Busy week locally and nationally
Published 10:55 pm Tuesday, April 26, 2016
Last week could very well qualify as the week that wuz. Yes, I know, wuz happens not to be a proper word other than in southern slang. However, events of the past, present and perhaps future made it a very interesting week indeed. There were some notable events colliding with events from the past in dire contradiction to founding principles, if you bothered to take note of it.
How incredible was it that income redistribution day better known as tax day, came on April 18. Normally it falls on April 15, but due to a local holiday, Emancipation Day, in Washington D.C. on the 16th, that was actually celebrated on Friday, the 15th, it was changed. Although it was not a national holiday, the IRS granted two extra days for tax day this year since filing dates do not fall on the weekend and D.C. was celebrating on Friday. Is that not clear as mud? Actually, it is much clearer than the 74,608 pages in the federal tax code, according to the Washington Examiner, so beloved by the politicians in Washington, D.C.
However it is difficult not to see the irony in it being on April 18, only one day prior to Patriot Day on April 19. As a reminder, it was on April 19, 1775 that the first shots for liberty and self determination of the American Revolution known as “the shot heard around the world” occurred at Lexington and Concord. The American Revolution was fought due in part to unfair taxation without representation imposed on the colonists by Great Britain. Ironically, the thing we face now is the collecting of taxes by an overspending federal government for purposes not authorized in the Constitution.
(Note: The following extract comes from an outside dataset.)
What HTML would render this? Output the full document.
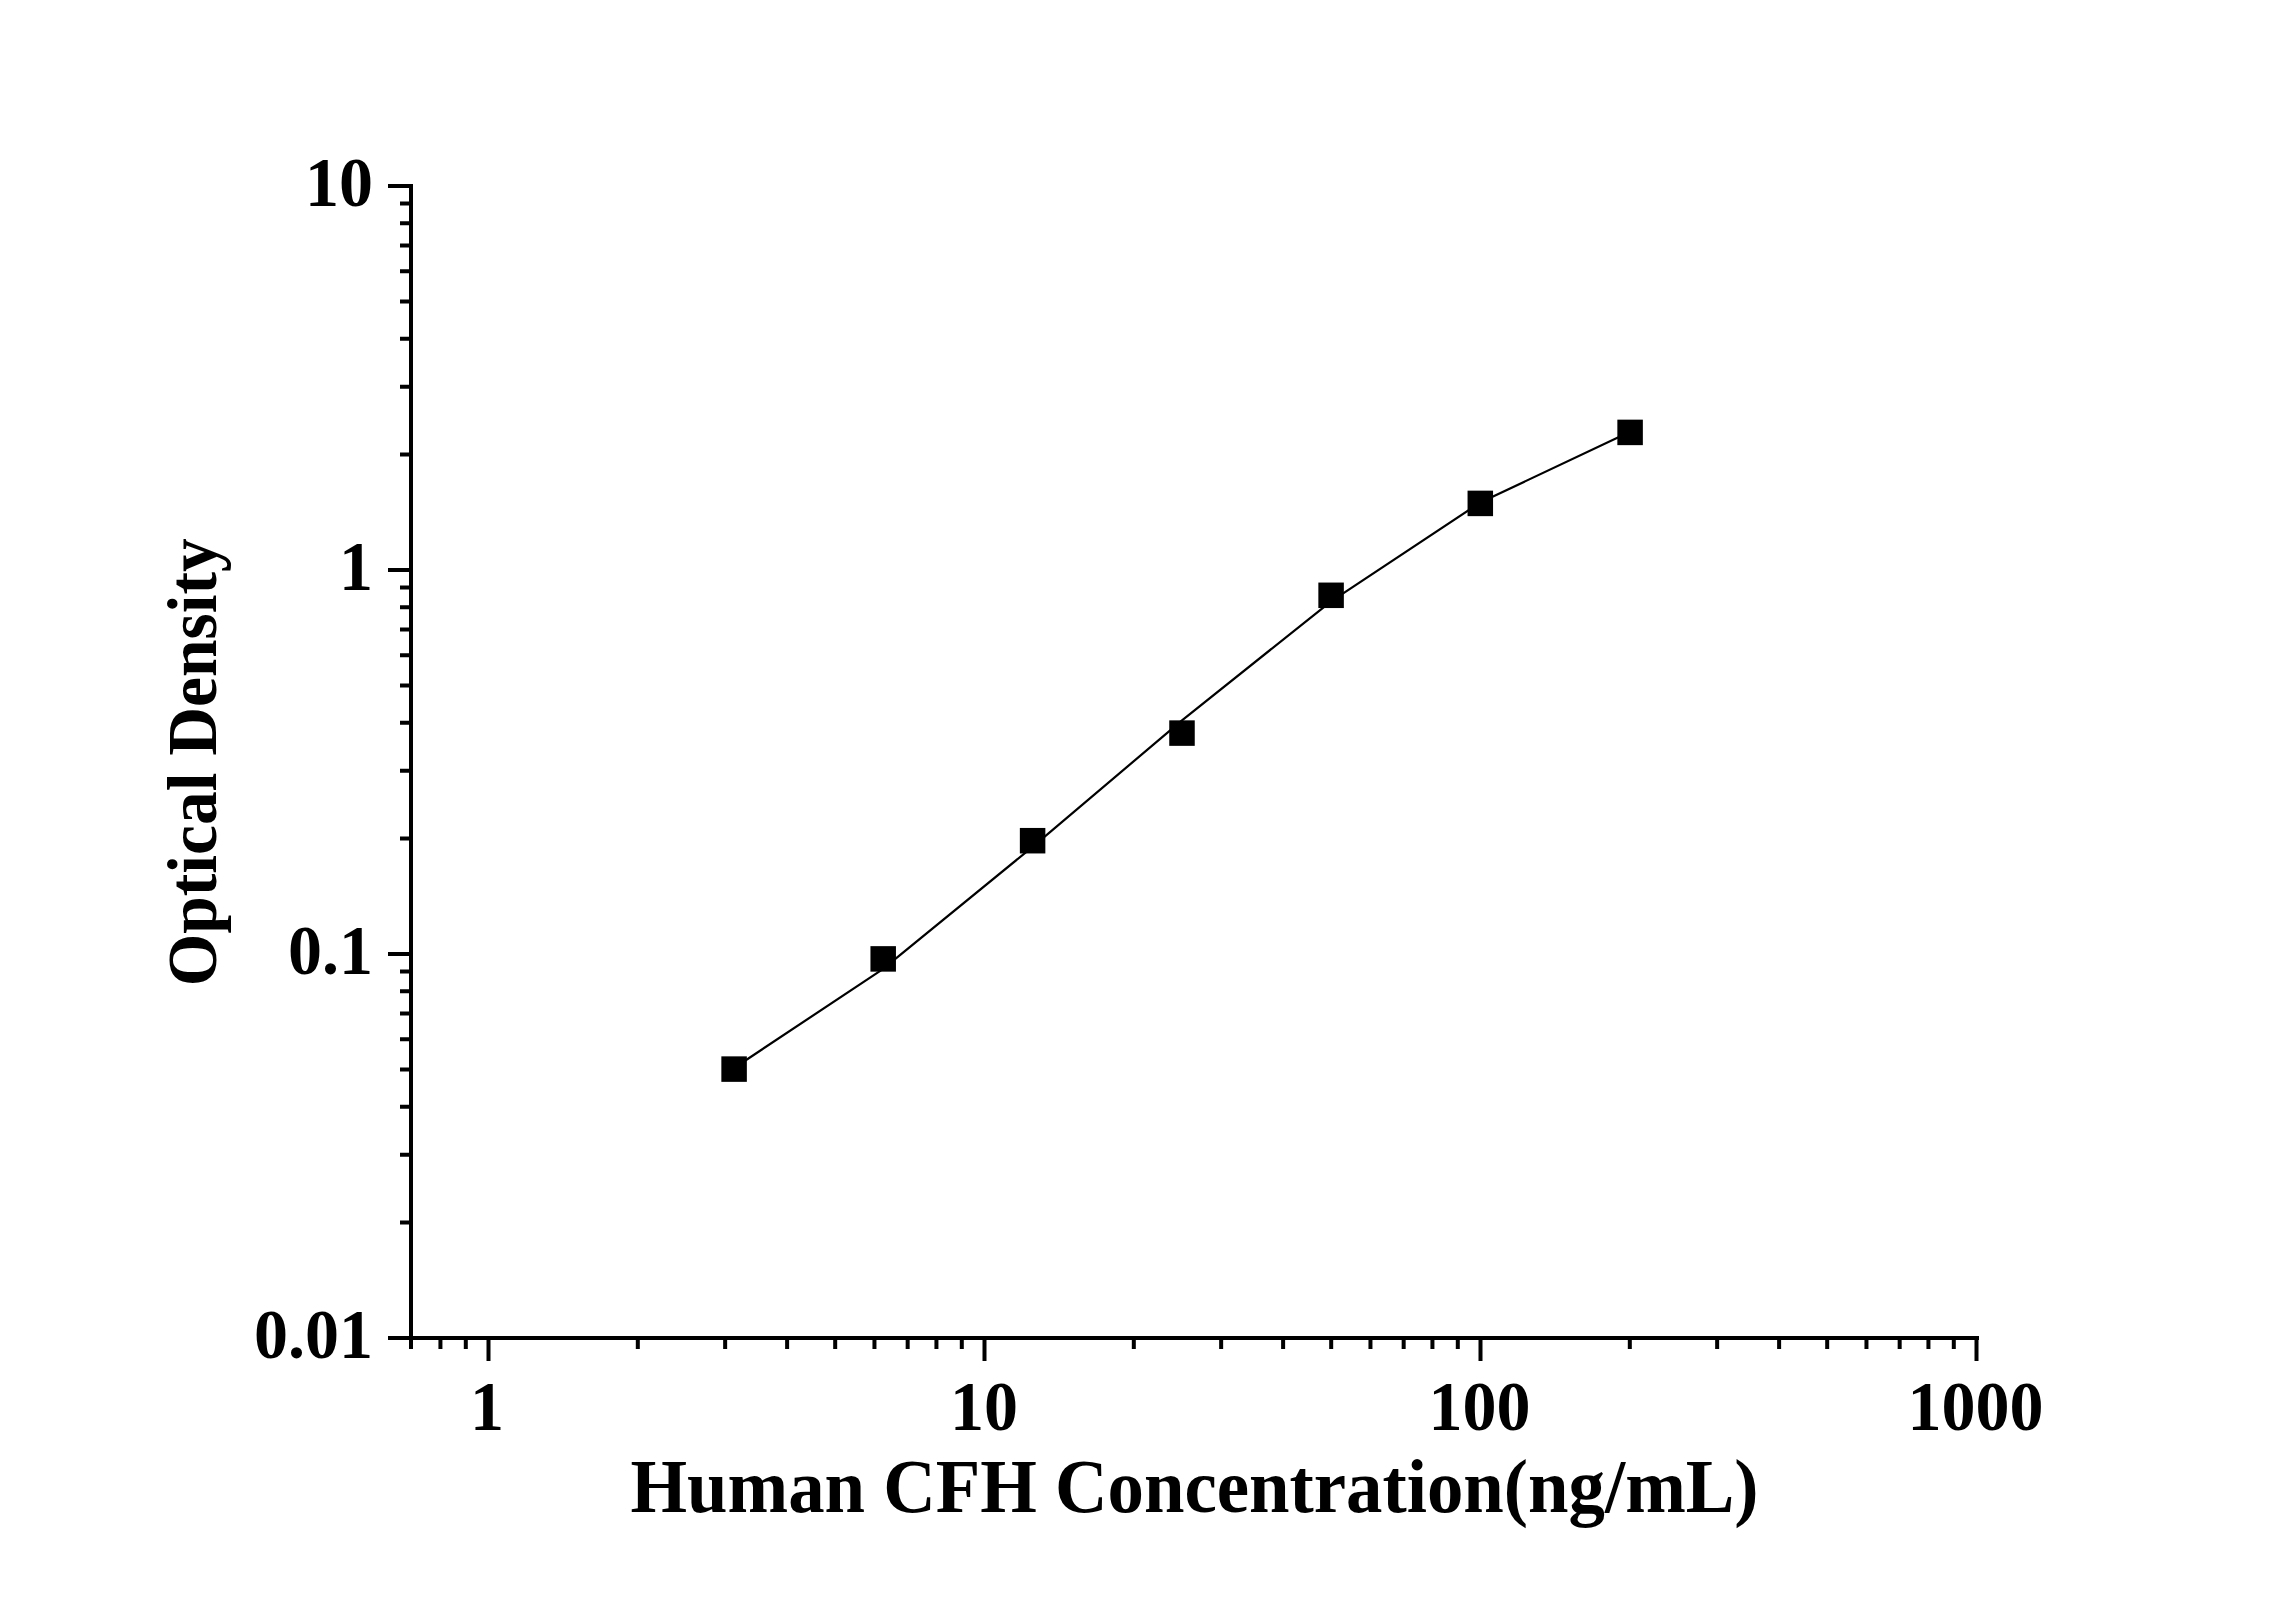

If this wasn’t enough to make it a special week, April 24 was Tax Freedom Day for all the hard working stiffs supporting the rest of their countrymen and the world. Tax Freedom Day is the day when workers finally pay enough in taxes to pay off federal, state and local taxes and begin to accumulate a little for themselves and their families. It amounts to a collective 31 percent tax rate. Of course, if Bernie Sanders or Hillary have their way it is going to get much worse. Perhaps you will have to work until July or September depending on how much they decide to give away in freebies to the unproductive in order to achieve income equality to usher in the socialist utopia.
Do not be deceived. This cannot all come from the top 20 percent of earners since they are already paying 83.9 percent of all the federal income taxes. It will be spread throughout the working populace regardless of what Bernie or Hillary says. Sorry, space does not allow for an accounting of the 120th running of the Boston Marathon on April 18. Also absent is the traditional founding of Rome on April 21, 753 B.C., by orphaned Romulus and his twin brother, Remus, on the site where they were suckled by a she-wolf. Nor does it allow for the reenactment of the Battle of Selma or the Selma report card either. They were all contributors to the week that wuz.